Among the entries below, which lines run from the line with "Write a web" through the line with "var PIE_R = 190;"? Retype those, both ends included, exactly and without pictures.

:::

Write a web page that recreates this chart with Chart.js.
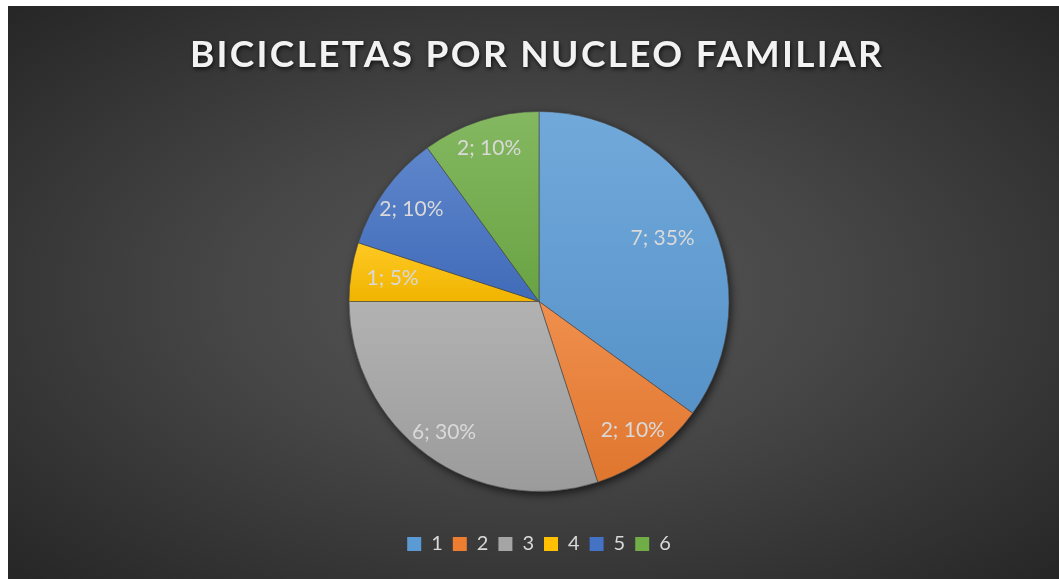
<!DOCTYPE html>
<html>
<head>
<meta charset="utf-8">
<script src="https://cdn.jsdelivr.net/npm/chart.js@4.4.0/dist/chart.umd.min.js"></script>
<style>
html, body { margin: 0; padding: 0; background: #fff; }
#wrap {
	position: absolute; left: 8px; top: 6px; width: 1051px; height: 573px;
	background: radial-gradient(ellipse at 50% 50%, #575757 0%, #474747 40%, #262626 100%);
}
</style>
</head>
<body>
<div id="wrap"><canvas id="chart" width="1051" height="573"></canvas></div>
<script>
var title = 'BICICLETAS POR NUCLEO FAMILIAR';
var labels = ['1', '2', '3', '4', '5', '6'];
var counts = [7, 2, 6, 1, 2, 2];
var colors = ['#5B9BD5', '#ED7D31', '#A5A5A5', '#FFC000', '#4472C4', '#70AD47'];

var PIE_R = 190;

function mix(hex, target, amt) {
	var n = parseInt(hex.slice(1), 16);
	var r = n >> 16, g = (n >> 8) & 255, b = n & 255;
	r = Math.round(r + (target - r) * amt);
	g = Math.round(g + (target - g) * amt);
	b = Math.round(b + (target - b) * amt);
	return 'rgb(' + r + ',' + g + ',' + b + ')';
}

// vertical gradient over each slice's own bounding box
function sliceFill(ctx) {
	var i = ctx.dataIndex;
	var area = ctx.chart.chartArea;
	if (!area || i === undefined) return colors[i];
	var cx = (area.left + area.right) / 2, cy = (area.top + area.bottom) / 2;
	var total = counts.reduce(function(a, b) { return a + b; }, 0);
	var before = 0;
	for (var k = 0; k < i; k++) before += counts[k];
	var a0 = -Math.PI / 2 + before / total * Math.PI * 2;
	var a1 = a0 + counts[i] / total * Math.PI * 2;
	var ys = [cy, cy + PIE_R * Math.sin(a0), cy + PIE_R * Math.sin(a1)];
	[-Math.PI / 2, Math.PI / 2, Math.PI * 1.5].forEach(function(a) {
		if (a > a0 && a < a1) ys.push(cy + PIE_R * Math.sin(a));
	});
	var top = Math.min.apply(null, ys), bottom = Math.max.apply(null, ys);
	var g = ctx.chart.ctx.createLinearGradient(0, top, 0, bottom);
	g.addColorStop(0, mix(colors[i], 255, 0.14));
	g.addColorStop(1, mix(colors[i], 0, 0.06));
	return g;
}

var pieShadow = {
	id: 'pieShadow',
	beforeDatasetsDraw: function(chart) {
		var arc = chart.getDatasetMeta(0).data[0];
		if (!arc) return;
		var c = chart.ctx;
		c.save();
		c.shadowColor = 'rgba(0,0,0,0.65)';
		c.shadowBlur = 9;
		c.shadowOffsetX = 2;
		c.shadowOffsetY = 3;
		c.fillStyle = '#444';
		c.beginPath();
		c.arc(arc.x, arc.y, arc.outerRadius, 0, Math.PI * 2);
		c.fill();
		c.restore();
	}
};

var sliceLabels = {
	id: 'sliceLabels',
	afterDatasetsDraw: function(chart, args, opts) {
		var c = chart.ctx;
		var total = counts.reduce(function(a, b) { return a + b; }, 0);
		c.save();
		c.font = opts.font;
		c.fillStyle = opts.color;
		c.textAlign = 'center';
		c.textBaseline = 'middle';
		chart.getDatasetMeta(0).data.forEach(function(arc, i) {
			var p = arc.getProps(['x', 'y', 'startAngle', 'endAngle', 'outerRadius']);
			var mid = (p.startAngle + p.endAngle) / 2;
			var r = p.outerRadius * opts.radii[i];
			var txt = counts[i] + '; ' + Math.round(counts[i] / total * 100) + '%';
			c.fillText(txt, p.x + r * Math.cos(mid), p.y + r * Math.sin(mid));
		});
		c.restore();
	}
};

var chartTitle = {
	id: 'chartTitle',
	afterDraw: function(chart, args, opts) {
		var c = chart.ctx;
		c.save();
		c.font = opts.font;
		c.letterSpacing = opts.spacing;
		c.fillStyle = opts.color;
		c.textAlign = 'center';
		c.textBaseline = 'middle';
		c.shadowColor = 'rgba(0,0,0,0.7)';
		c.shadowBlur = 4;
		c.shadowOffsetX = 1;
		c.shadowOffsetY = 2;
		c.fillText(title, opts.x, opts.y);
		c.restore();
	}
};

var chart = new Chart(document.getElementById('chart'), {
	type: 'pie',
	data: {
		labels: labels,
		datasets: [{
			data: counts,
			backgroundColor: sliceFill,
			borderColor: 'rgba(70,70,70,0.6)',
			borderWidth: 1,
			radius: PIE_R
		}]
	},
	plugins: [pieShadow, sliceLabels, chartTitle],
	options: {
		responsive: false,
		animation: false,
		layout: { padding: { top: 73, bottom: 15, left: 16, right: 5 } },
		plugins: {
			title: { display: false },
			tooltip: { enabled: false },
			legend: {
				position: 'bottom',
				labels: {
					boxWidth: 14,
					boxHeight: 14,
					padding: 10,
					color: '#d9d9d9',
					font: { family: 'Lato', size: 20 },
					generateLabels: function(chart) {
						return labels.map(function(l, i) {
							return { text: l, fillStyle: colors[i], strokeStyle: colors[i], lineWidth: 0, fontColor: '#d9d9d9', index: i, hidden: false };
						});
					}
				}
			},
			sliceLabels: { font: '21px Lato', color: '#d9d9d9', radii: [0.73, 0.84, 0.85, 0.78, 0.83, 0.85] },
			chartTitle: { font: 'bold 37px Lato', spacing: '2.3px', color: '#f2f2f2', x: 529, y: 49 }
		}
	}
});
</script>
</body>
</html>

:::

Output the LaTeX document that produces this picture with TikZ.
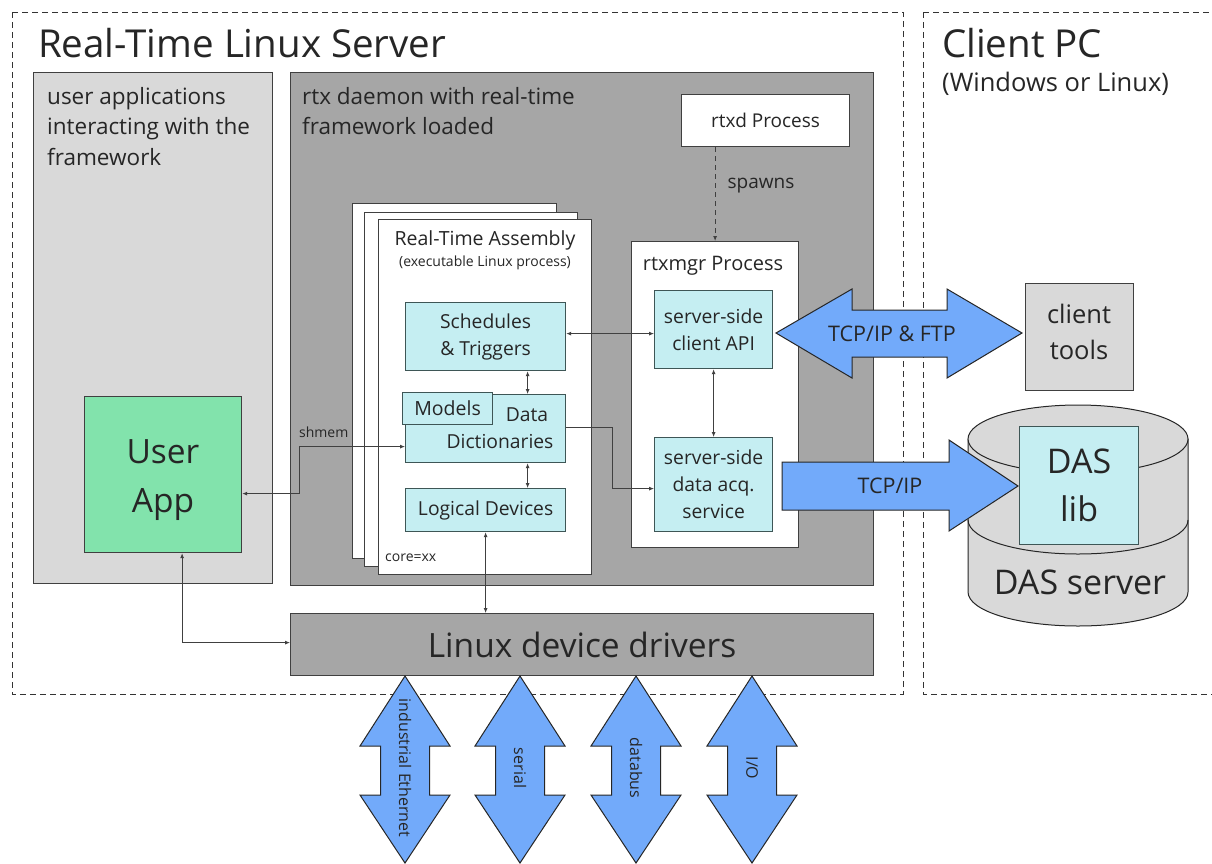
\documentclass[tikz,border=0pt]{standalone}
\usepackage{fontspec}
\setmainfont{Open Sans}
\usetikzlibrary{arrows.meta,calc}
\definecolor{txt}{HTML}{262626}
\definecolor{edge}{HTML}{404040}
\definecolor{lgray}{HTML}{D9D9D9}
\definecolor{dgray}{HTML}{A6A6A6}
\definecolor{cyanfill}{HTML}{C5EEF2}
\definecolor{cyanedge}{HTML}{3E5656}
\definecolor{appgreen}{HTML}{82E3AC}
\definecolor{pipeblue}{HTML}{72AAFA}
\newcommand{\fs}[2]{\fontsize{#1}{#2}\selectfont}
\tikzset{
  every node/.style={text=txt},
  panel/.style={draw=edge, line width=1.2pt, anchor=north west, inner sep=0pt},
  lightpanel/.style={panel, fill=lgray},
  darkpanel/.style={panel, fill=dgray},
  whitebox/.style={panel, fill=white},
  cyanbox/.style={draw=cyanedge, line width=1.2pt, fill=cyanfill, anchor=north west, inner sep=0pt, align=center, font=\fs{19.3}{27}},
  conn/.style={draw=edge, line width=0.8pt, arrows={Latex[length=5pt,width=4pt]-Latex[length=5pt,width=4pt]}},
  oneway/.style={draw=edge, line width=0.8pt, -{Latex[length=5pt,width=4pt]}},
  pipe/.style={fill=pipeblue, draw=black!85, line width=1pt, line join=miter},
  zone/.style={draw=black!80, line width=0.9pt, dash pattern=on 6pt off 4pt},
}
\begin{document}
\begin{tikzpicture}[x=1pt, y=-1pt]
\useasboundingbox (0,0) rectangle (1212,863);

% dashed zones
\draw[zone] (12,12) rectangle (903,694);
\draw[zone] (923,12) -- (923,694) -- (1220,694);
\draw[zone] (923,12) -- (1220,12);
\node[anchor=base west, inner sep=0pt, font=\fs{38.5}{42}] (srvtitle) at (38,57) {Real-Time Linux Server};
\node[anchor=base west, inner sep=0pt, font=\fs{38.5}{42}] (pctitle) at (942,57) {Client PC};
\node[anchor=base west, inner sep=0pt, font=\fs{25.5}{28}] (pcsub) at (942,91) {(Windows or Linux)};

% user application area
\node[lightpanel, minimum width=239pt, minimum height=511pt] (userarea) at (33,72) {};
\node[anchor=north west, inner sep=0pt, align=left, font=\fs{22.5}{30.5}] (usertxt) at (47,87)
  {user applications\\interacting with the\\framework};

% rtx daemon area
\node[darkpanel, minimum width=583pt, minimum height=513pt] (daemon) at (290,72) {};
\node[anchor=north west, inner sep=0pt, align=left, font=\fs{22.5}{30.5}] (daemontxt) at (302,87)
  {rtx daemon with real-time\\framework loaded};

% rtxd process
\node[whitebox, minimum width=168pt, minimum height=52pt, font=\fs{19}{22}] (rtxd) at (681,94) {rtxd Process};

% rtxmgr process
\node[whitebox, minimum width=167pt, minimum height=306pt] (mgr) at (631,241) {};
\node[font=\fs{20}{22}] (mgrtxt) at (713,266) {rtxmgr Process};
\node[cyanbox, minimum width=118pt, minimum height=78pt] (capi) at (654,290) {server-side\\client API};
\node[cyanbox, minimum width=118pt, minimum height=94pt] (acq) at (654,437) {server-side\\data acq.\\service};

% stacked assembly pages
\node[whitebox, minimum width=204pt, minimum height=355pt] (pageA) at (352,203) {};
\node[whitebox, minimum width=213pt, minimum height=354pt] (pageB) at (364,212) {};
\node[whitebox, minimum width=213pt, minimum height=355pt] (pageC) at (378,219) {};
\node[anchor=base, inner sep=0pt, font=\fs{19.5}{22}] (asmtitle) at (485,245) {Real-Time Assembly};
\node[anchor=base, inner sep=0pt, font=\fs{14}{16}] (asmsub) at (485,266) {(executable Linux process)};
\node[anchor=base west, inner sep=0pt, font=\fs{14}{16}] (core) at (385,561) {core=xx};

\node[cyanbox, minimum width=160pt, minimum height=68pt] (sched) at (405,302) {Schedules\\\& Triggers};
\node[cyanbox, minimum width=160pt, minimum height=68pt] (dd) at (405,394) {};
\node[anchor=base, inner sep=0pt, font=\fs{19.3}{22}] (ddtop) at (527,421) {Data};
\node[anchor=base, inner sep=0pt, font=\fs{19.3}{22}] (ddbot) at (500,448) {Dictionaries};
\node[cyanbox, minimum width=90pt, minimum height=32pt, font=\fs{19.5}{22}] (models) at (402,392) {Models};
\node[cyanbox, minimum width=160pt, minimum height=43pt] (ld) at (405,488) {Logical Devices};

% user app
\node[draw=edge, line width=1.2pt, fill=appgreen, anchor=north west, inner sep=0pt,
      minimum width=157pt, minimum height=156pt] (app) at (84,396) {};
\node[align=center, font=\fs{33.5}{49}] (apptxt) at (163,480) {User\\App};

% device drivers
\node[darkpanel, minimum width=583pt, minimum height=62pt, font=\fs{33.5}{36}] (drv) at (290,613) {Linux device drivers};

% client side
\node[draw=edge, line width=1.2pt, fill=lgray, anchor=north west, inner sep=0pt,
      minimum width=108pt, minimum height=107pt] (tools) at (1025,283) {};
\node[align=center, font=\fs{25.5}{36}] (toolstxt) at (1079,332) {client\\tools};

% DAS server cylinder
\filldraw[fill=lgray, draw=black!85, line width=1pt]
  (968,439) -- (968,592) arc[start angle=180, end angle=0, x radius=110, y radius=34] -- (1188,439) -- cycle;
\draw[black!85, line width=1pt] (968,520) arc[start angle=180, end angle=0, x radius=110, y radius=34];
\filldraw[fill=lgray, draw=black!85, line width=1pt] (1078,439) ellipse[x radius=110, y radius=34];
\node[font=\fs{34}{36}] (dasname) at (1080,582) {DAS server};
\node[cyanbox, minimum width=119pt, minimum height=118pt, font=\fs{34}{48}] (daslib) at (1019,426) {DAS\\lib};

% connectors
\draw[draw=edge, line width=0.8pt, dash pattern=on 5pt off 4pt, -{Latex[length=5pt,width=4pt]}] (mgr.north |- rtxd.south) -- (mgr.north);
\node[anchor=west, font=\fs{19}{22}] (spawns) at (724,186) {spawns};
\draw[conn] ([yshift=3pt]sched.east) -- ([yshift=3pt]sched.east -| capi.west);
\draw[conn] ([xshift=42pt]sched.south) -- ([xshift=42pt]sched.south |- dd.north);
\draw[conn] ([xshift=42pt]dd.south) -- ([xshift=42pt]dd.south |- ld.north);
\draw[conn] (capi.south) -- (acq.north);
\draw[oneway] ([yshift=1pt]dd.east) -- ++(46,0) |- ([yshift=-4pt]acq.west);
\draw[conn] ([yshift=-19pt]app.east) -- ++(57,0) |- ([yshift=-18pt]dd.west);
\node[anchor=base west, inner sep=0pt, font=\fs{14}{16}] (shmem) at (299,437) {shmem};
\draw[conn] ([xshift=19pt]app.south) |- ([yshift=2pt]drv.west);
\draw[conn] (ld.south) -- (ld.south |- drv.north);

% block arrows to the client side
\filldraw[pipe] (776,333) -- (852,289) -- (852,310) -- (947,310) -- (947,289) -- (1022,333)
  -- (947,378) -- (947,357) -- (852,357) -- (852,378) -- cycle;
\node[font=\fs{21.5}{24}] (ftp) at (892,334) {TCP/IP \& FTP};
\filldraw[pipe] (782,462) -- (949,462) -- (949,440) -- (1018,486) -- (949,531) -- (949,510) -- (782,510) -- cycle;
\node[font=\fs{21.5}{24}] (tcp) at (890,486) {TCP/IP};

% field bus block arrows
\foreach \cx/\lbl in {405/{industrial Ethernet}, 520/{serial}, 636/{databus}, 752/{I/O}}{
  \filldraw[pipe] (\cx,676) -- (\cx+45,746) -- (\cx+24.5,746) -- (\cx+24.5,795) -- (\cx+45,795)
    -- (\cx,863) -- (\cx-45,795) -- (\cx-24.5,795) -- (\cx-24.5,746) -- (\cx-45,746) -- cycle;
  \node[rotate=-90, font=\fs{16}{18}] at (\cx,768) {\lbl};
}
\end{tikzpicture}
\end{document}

:::

Complete output:
Write a web page that recreates this chart with Chart.js.
<!DOCTYPE html>
<html>
<head>
<meta charset="utf-8">
<script src="https://cdn.jsdelivr.net/npm/chart.js@4.4.0/dist/chart.umd.min.js"></script>
<style>
html, body { margin: 0; padding: 0; background: #fff; }
#wrap {
	position: absolute; left: 8px; top: 6px; width: 1051px; height: 573px;
	background: radial-gradient(ellipse at 50% 50%, #575757 0%, #474747 40%, #262626 100%);
}
</style>
</head>
<body>
<div id="wrap"><canvas id="chart" width="1051" height="573"></canvas></div>
<script>
var title = 'BICICLETAS POR NUCLEO FAMILIAR';
var labels = ['1', '2', '3', '4', '5', '6'];
var counts = [7, 2, 6, 1, 2, 2];
var colors = ['#5B9BD5', '#ED7D31', '#A5A5A5', '#FFC000', '#4472C4', '#70AD47'];

var PIE_R = 190;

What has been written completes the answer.